Does $\|f\|_{L^2}\,\le\,C(\|f'\|_{L^2} + \|xf\|_{L^2})$ for $f\in H^1(-1,1)$?

Question

I would like to prove that there is a constant $C>0$ such that for all $f\in H^1(-1,1)$ (the usual Sobolev space) we have $$ \|f\|_{L^2}\,\le\,C(\|f'\|_{L^2} + \|xf\|_{L^2}). $$ Here, $xf$ is just the function $x\mapsto xf(x)$. Does anyone have an idea how to prove this?

Answer 1

This is basically the uncertainty principle in disguise. I'm going to leave a few details to sort out to you, but the basic idea is as follows.

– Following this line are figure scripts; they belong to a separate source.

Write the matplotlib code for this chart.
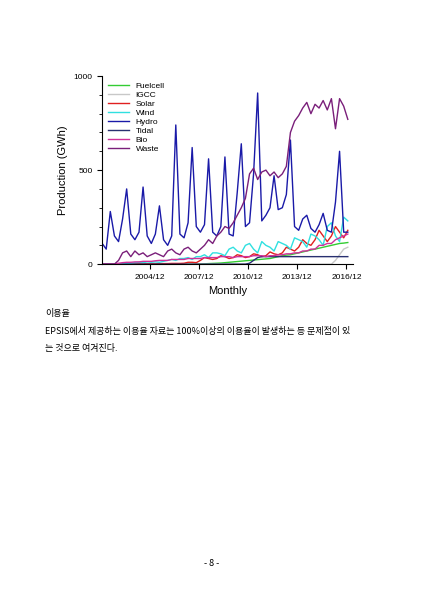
import pandas as pd
import matplotlib
matplotlib.use('Agg')
import matplotlib.pyplot as plt
import matplotlib.dates as mdates

plt.rcParams['font.family'] = ['Liberation Sans', 'DejaVu Sans']

# quarterly readings, 2002 Q1 .. 2017 Q1 (GWh)
hydro = [110, 80, 280, 150, 120, 240, 400, 160, 130, 170, 410, 150, 110, 160, 310, 130,
         100, 150, 740, 160, 140, 220, 620, 200, 170, 210, 560, 170, 150, 200, 570, 160,
         150, 380, 640, 200, 220, 480, 910, 230, 260, 300, 470, 290, 300, 370, 660, 200,
         180, 240, 260, 190, 170, 210, 270, 180, 170, 330, 600, 170, 170]
waste = [0, 0, 0, 0, 20, 60, 70, 40, 70, 50, 60, 40, 50, 60, 50, 40,
         70, 80, 60, 50, 80, 90, 70, 60, 80, 100, 130, 110, 150, 170, 200, 190,
         220, 260, 300, 350, 480, 510, 450, 490, 500, 470, 490, 460, 480, 520, 700, 760,
         790, 830, 860, 800, 850, 830, 870, 820, 880, 720, 880, 840, 770]
wind = [0, 0, 0, 0, 2, 3, 4, 5, 8, 10, 8, 12, 10, 12, 10, 15,
        20, 25, 20, 30, 30, 35, 25, 40, 40, 50, 35, 60, 60, 55, 45, 80,
        90, 70, 60, 100, 110, 80, 60, 120, 100, 90, 70, 120, 110, 100, 80, 140,
        130, 120, 90, 160, 150, 130, 100, 200, 220, 150, 120, 250, 230]
solar = [0, 0, 0, 0, 0, 0, 1, 1, 1, 1, 2, 2, 2, 2, 3, 3,
         3, 4, 4, 4, 5, 10, 10, 8, 20, 35, 30, 25, 30, 45, 40, 30,
         35, 50, 45, 35, 40, 55, 50, 40, 45, 65, 55, 50, 60, 90, 80, 70,
         90, 130, 110, 100, 130, 180, 150, 120, 150, 200, 170, 140, 180]
bio = [0, 0, 0, 0, 5, 8, 10, 10, 12, 12, 15, 15, 15, 18, 20, 20,
       20, 25, 25, 25, 25, 30, 30, 30, 30, 35, 35, 35, 35, 40, 40, 40,
       35, 40, 40, 40, 40, 45, 45, 45, 40, 45, 45, 50, 50, 55, 55, 60,
       60, 70, 70, 80, 80, 100, 100, 110, 110, 130, 140, 150, 160]
tidal = [0] * 36 + [5, 20, 35, 40, 40, 40, 40, 40, 40, 40, 40, 40, 40, 40, 40, 40,
                    40, 40, 40, 40, 40, 40, 40, 40, 40]
fuelcell = [0] * 24 + [1, 2, 3, 4, 5, 6, 8, 10, 12, 14, 16, 18, 20, 22, 24, 26,
                       28, 30, 35, 40, 45, 48, 50, 55, 60, 65, 70, 75, 80, 85, 90, 95,
                       100, 105, 110, 112, 115]
igcc = [0] * 57 + [20, 50, 80, 90]

dates = pd.date_range('2002-01-01', periods=len(hydro), freq='QS')

fig = plt.figure(figsize=(4.24, 5.99), dpi=100)
ax = fig.add_axes([0.241, 0.559, 0.592, 0.314])

series = [('Fuelcell', fuelcell, '#33cc33'), ('IGCC', igcc, '#c8c8c8'),
          ('Solar', solar, '#e02020'), ('Wind', wind, '#30e0e0'),
          ('Hydro', hydro, '#1a1aa8'), ('Tidal', tidal, '#283070'),
          ('Bio', bio, '#d0309a'), ('Waste', waste, '#7a1f7a')]
for name, vals, col in series:
    n = min(len(vals), len(dates))
    ax.plot(dates[:n], vals[:n], color=col, lw=1.0, label=name)

ax.set_ylim(0, 1000)
ax.set_yticks([0, 500, 1000])
ax.set_yticks([100, 200, 300, 400, 600, 700, 800, 900], minor=True)
ax.set_xlim(pd.Timestamp('2002-01-01'), pd.Timestamp('2017-05-01'))
ax.set_xticks([pd.Timestamp(f'{y}-12-01') for y in [2004, 2007, 2010, 2013, 2016]])
ax.xaxis.set_major_formatter(mdates.DateFormatter('%Y/%m'))
ax.tick_params(labelsize=6)
for s in ['top', 'right']:
    ax.spines[s].set_visible(False)
ax.set_xlabel('Monthly', fontsize=8)
ax.set_ylabel('Production (GWh)', fontsize=8)
ax.legend(loc='upper left', fontsize=6, frameon=False, handlelength=2.5,
          labelspacing=0.15, borderaxespad=0.3)

kr = ['Noto Sans CJK KR', 'DejaVu Sans']
fig.text(0.106, 0.472, '이용율', fontsize=6.5, family=kr)
fig.text(0.106, 0.443, 'EPSIS에서 제공하는 이용율 자료는 100%이상의 이용율이 발생하는 등 문제점이 있',
         fontsize=6.5, family=kr)
fig.text(0.106, 0.414, '는 것으로 여겨진다.', fontsize=6.5, family=kr)
fig.text(0.5, 0.055, '- 8 -', fontsize=6.5, ha='center', family=kr)

fig.savefig('out.png', dpi=100)
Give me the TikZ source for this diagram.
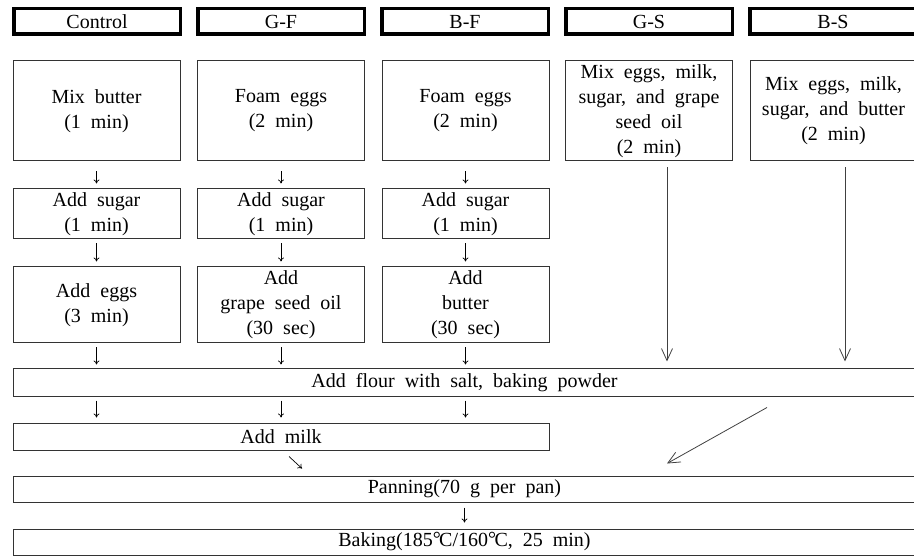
\documentclass[tikz,border=0pt]{standalone}
\usepackage{fontspec}
\setmainfont{Liberation Serif}
\usetikzlibrary{arrows.meta}
\newcommand{\celsius}{\raisebox{0.05em}{°}\kern-0.08em C}
\tikzset{
  hdr/.style={draw=black, line width=3.5pt, minimum width=166.5pt, minimum height=25.5pt, inner sep=0pt},
  stepbox/.style={draw=black!80, line width=1pt, minimum width=167pt, inner sep=0pt, align=center},
  widebox/.style={draw=black!80, line width=1pt, inner sep=0pt},
  arr/.style={-{To[length=4pt,width=6pt]}, line width=0.7pt},
  longarr/.style={-{Straight Barb[length=12pt,width=11pt]}, line width=0.8pt, draw=black!75},
}

\begin{document}
\begin{tikzpicture}[x=1pt,y=-1pt,font={\fontsize{20}{25}\selectfont\spaceskip=0.5em\relax}]
   \useasboundingbox (0,0) rectangle (914,556);
   \clip (0,0) rectangle (914,556);
   % group titles
   \node[hdr] (hc)  at (97,21.5)  {Control};
   \node[hdr] (hgf) at (281,21.5) {G-F};
   \node[hdr] (hbf) at (465,21.5) {B-F};
   \node[hdr] (hgs) at (649,21.5) {G-S};
   \node[hdr] (hbs) at (833,21.5) {B-S};
   % first step
   \node[stepbox, minimum height=100pt] (mix)   at (96.5,111)  {Mix butter\\(1 min)};
   \node[stepbox, minimum height=100pt] (foama) at (281,111)   {Foam eggs\\(2 min)};
   \node[stepbox, minimum height=100pt] (foamb) at (465.5,111) {Foam eggs\\(2 min)};
   \node[stepbox, minimum height=100pt] (gsmix) at (649,111)   {Mix eggs, milk,\\sugar, and grape\\seed oil\\(2 min)};
   \node[stepbox, minimum height=100pt] (bsmix) at (833.5,111) {Mix eggs, milk,\\sugar, and butter\\(2 min)};
   % sugar
   \node[stepbox, minimum height=50pt] (suga) at (96.5,214)  {Add sugar\\(1 min)};
   \node[stepbox, minimum height=50pt] (sugb) at (281,214)   {Add sugar\\(1 min)};
   \node[stepbox, minimum height=50pt] (sugc) at (465.5,214) {Add sugar\\(1 min)};
   % third step
   \node[stepbox, minimum height=76pt] (eggs)   at (96.5,305)  {Add eggs\\(3 min)};
   \node[stepbox, minimum height=76pt] (oil)    at (281,305)   {Add\\grape seed oil\\(30 sec)};
   \node[stepbox, minimum height=76pt] (butter) at (465.5,305) {Add\\butter\\(30 sec)};
   % common steps
   \node[widebox, minimum width=903pt, minimum height=27pt] (flour) at (464.5,382.5) {Add flour with salt, baking powder};
   \node[widebox, minimum width=536pt, minimum height=27pt] (milk)  at (281,436.5)   {Add milk};
   \node[widebox, minimum width=903pt, minimum height=26pt] (pan)   at (464.5,489)   {Panning(70 g per pan)};
   \node[widebox, minimum width=903pt, minimum height=26pt] (bake)  at (464.5,542)   {Baking(185\celsius/160\celsius, 25 min)};
   % arrows
   \draw[arr] ([yshift=-10pt]mix.south) -- ([yshift=5pt]suga.north);
   \draw[arr] ([yshift=-10pt]foama.south) -- ([yshift=5pt]sugb.north);
   \draw[arr] ([yshift=-10pt]foamb.south) -- ([yshift=5pt]sugc.north);
   \draw[arr] ([yshift=-4pt]suga.south) -- ([yshift=5pt]eggs.north);
   \draw[arr] ([yshift=-4pt]sugb.south) -- ([yshift=5pt]oil.north);
   \draw[arr] ([yshift=-4pt]sugc.south) -- ([yshift=5pt]butter.north);
   \draw[arr] ([yshift=-4pt]eggs.south) -- ([yshift=4pt]eggs.south |- flour.north);
   \draw[arr] ([yshift=-4pt]oil.south) -- ([yshift=4pt]oil.south |- flour.north);
   \draw[arr] ([yshift=-4pt]butter.south) -- ([yshift=4pt]butter.south |- flour.north);
   \draw[arr] ([yshift=-4pt]eggs.south |- flour.south) -- ([yshift=5pt]eggs.south |- milk.north);
   \draw[arr] ([yshift=-4pt]oil.south |- flour.south) -- ([yshift=5pt]oil.south |- milk.north);
   \draw[arr] ([yshift=-4pt]butter.south |- flour.south) -- ([yshift=5pt]butter.south |- milk.north);
   \draw[arr] ([shift={(8,6)}]milk.south) -- ([shift={(21,18)}]milk.south);
   \draw[arr] ([yshift=-5pt]pan.south) -- ([yshift=6pt]bake.north);
   \draw[longarr] ([shift={(18,6)}]gsmix.south) -- ([xshift=18pt,yshift=7pt]gsmix.south |- flour.north);
   \draw[longarr] ([shift={(11.5,6)}]bsmix.south) -- ([xshift=11.5pt,yshift=7pt]bsmix.south |- flour.north);
   \draw[longarr] ([shift={(302.5,11)}]flour.south) -- ([shift={(202.5,-12)}]pan.north);
\end{tikzpicture}
\end{document}
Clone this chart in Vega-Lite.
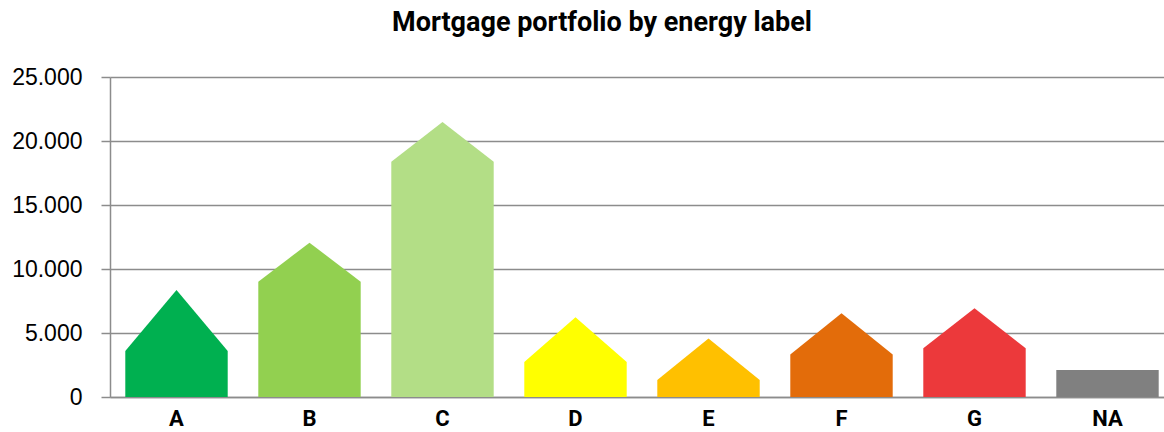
{
  "$schema": "https://vega.github.io/schema/vega-lite/v6.json",
  "autosize": {"type": "none"},
  "width": 1054,
  "height": 320,
  "padding": {"left": 110, "top": 77, "right": 0, "bottom": 35},
  "title": {
    "text": "Mortgage portfolio by energy label",
    "font": "Roboto",
    "fontSize": 27,
    "fontWeight": "bold",
    "color": "#000000",
    "anchor": "middle",
    "baseline": "alphabetic",
    "offset": 8,
    "dx": -35
  },
  "data": {
    "values": [
      {"label": "A", "part": "left", "top": 3590},
      {"label": "A", "part": "peak", "top": 8360},
      {"label": "A", "part": "right", "top": 3590},
      {"label": "B", "part": "left", "top": 9010},
      {"label": "B", "part": "peak", "top": 12055},
      {"label": "B", "part": "right", "top": 9010},
      {"label": "C", "part": "left", "top": 18380},
      {"label": "C", "part": "peak", "top": 21480},
      {"label": "C", "part": "right", "top": 18380},
      {"label": "D", "part": "left", "top": 2730},
      {"label": "D", "part": "peak", "top": 6230},
      {"label": "D", "part": "right", "top": 2730},
      {"label": "E", "part": "left", "top": 1330},
      {"label": "E", "part": "peak", "top": 4580},
      {"label": "E", "part": "right", "top": 1330},
      {"label": "F", "part": "left", "top": 3330},
      {"label": "F", "part": "peak", "top": 6540},
      {"label": "F", "part": "right", "top": 3330},
      {"label": "G", "part": "left", "top": 3800},
      {"label": "G", "part": "peak", "top": 6930},
      {"label": "G", "part": "right", "top": 3800},
      {"label": "NA", "part": "left", "top": 2110},
      {"label": "NA", "part": "peak", "top": 2110},
      {"label": "NA", "part": "right", "top": 2110}
    ]
  },
  "mark": {"type": "area", "opacity": 1},
  "encoding": {
    "x": {
      "field": "label",
      "type": "nominal",
      "sort": ["A", "B", "C", "D", "E", "F", "G", "NA"],
      "scale": {"range": [0, 1064], "paddingInner": 0.23, "paddingOuter": 0.115},
      "axis": {
        "title": null,
        "labelAngle": 0,
        "ticks": false,
        "domain": true,
        "domainColor": "#8c8c8c",
        "domainWidth": 1.5,
        "labelFont": "Roboto",
        "labelFontWeight": "bold",
        "labelFontSize": 22,
        "labelColor": "#000000",
        "labelPadding": 11
      }
    },
    "xOffset": {
      "field": "part",
      "type": "nominal",
      "scale": {"type": "point", "padding": 0, "domain": ["left", "peak", "right"]}
    },
    "y": {
      "field": "top",
      "type": "quantitative",
      "scale": {"domain": [0, 25000], "nice": false},
      "axis": {
        "title": null,
        "values": [0, 5000, 10000, 15000, 20000, 25000],
        "labelExpr": "replace(format(datum.value, ','), ',', '.')",
        "grid": true,
        "gridColor": "#8c8c8c",
        "gridWidth": 1.5,
        "domain": true,
        "domainColor": "#8c8c8c",
        "domainWidth": 1.5,
        "ticks": true,
        "tickSize": 9,
        "tickColor": "#8c8c8c",
        "tickWidth": 1.5,
        "labelFont": "Liberation Sans",
        "labelFontSize": 23,
        "labelColor": "#000000",
        "labelPadding": 19
      }
    },
    "y2": {"datum": 0},
    "color": {
      "field": "label",
      "type": "nominal",
      "legend": null,
      "scale": {
        "domain": ["A", "B", "C", "D", "E", "F", "G", "NA"],
        "range": ["#00b050", "#92d050", "#b3de86", "#ffff00", "#ffc000", "#e36c0a", "#ec393b", "#808080"]
      }
    }
  },
  "config": {"view": {"stroke": null}}
}
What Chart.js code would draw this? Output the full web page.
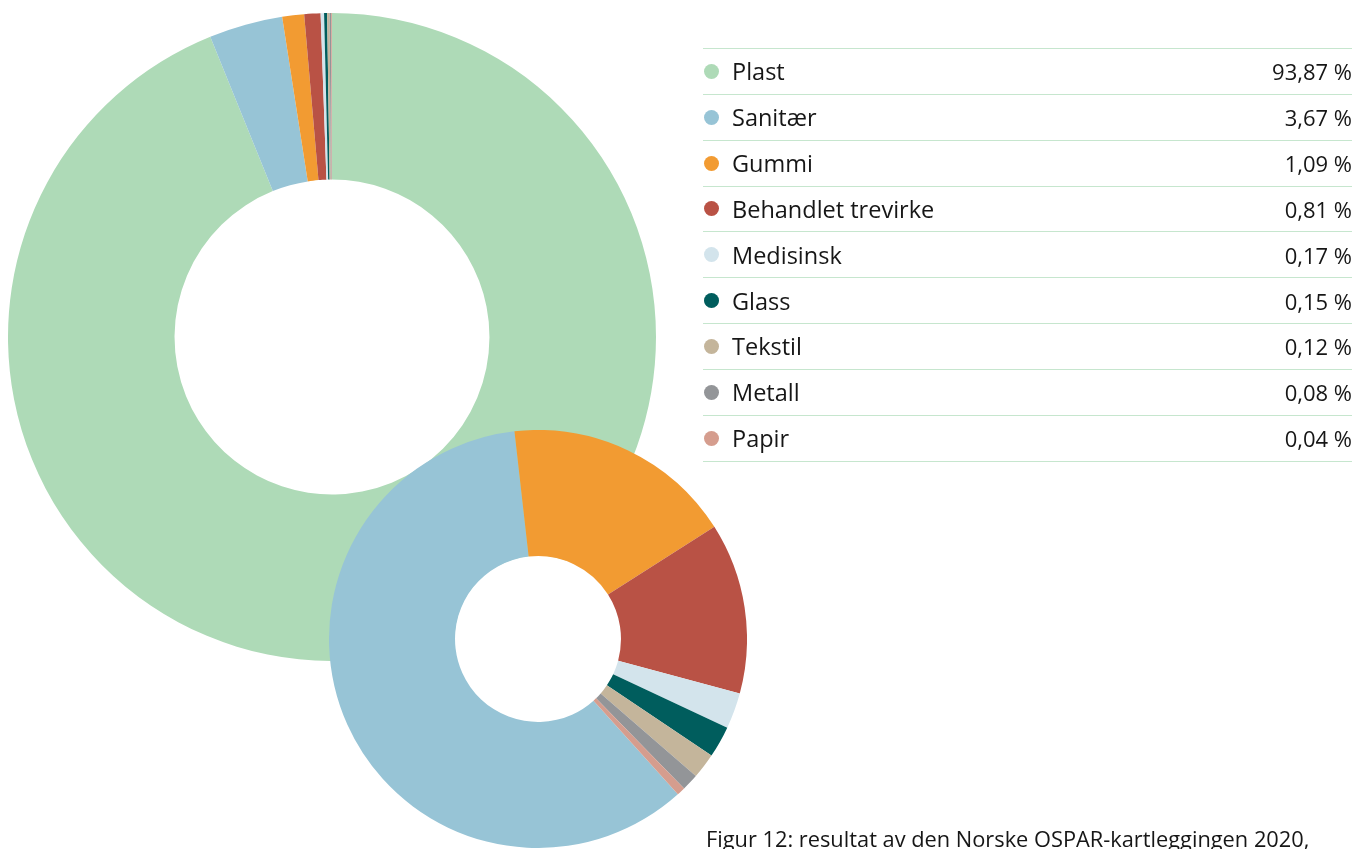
<!DOCTYPE html>
<html lang="no">
<head>
<meta charset="utf-8">
<title>OSPAR-kartleggingen 2020</title>
<script src="https://cdn.jsdelivr.net/npm/chart.js@4/dist/chart.umd.min.js"></script>
<style>
    html, body {
        margin: 0;
        padding: 0;
        background: #ffffff;
    }
    body {
        width: 1355px;
        height: 849px;
        overflow: hidden;
        position: relative;
        font-family: "Open Sans", sans-serif;
        color: #161616;
    }
    #stor {
        position: absolute;
        left: 8px;
        top: 13px;
    }
    #liten {
        position: absolute;
        left: 329px;
        top: 430px;
    }
    #tabell {
        position: absolute;
        left: 703px;
        top: 48px;
        width: 649px;
    }
    .rad {
        box-sizing: border-box;
        height: 45.85px;
        border-top: 1.5px solid #c6e6ce;
        display: flex;
        align-items: center;
    }
    .rad:last-child {
        height: 47.35px;
        border-bottom: 1.5px solid #c6e6ce;
    }
    .prikk {
        width: 15px;
        height: 15px;
        border-radius: 50%;
        margin-left: 1px;
        margin-right: 13px;
        flex: none;
    }
    .navn {
        flex: 1;
        font-size: 23.5px;
    }
    .verdi {
        text-align: right;
        font-size: 22px;
    }
    #figurtekst {
        position: absolute;
        left: 706px;
        top: 825px;
        font-size: 21.8px;
        line-height: 28px;
        white-space: nowrap;
    }
</style>
</head>
<body>
<canvas id="stor" width="648" height="648"></canvas>
<canvas id="liten" width="418" height="418"></canvas>
<div id="tabell"></div>
<div id="figurtekst">Figur 12: resultat av den Norske OSPAR-kartleggingen 2020,</div>

<script>
const kategorier = ['Plast', 'Sanitær', 'Gummi', 'Behandlet trevirke', 'Medisinsk', 'Glass', 'Tekstil', 'Metall', 'Papir'];
const andeler = [93.87, 3.67, 1.09, 0.81, 0.17, 0.15, 0.12, 0.08, 0.04];
const farger = ['#aedab7', '#97c4d6', '#f29b32', '#b95245', '#d3e4ec', '#005d5d', '#c4b59b', '#939598', '#d59d8e'];

function formaterProsent(verdi) {
    return verdi.toFixed(2).replace('.', ',') + '\u00a0%';
}

// fyller hullet i ringen med hvitt, så det som ligger under ikke synes
const hvittHull = {
    id: 'hvittHull',
    beforeDatasetsDraw(chart) {
        const bue = chart.getDatasetMeta(0).data[0];
        if (!bue)
            return;
        const ctx = chart.ctx;
        ctx.save();
        ctx.fillStyle = '#ffffff';
        ctx.beginPath();
        ctx.arc(bue.x, bue.y, bue.innerRadius + 0.5, 0, Math.PI * 2);
        ctx.fill();
        ctx.restore();
    }
};

function lagDoughnut(id, etiketter, data, fargeliste, cutout, rotation, plugins) {
    const ctx = document.getElementById(id).getContext('2d');
    return new Chart(ctx, {
        type: 'doughnut',
        data: {
            labels: etiketter,
            datasets: [
                {
                    data,
                    backgroundColor: fargeliste,
                    borderWidth: 0,
                    hoverOffset: 0
                }
            ]
        },
        options: {
            responsive: false,
            animation: false,
            cutout,
            rotation,
            layout: {
                padding: 0
            },
            events: [],
            plugins: {
                legend: {
                    display: false
                },
                tooltip: {
                    enabled: false
                }
            }
        },
        plugins: plugins || []
    });
}

// stor ring: alle kategorier, med plast først fra toppen
lagDoughnut('stor', kategorier, andeler, farger, '48.6%', 0);

// liten ring: alt unntatt plast
lagDoughnut('liten', kategorier.slice(1), andeler.slice(1), farger.slice(1), '39.7%', 138, [hvittHull]);

const tabell = document.getElementById('tabell');
kategorier.forEach((navn, i) => {
    tabell.innerHTML += `
        <div class="rad">
            <div class="prikk" style="background:${farger[i]}"></div>
            <div class="navn">${navn}</div>
            <div class="verdi">${formaterProsent(andeler[i])}</div>
        </div>
    `;
});
</script>
</body>
</html>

From AM-GM

$$2\sqrt{\|f'\|\|xf\|} \le \|f'\| + \|xf\|.$$

But then from Cauchy-Schwarz

$$|\langle f', xf\rangle| \le \|f'\|\|xf\|.$$

Moving the derivative to the other term,

$$\langle f',xf\rangle = -\langle f,(xf)'\rangle = -\langle f,f\rangle - \langle f, xf'\rangle.$$

The last term looks eerily similar to the leftmost term, and indeed $\langle f, xf'\rangle = \overline{\langle f', xf\rangle}$. Moving it to the other side,

$$\langle f', xf\rangle + \overline{\langle f', xf\rangle} = -\langle f,f\rangle.$$

Note that this does not quite match our second inequality, but I'll let you work out the detail there.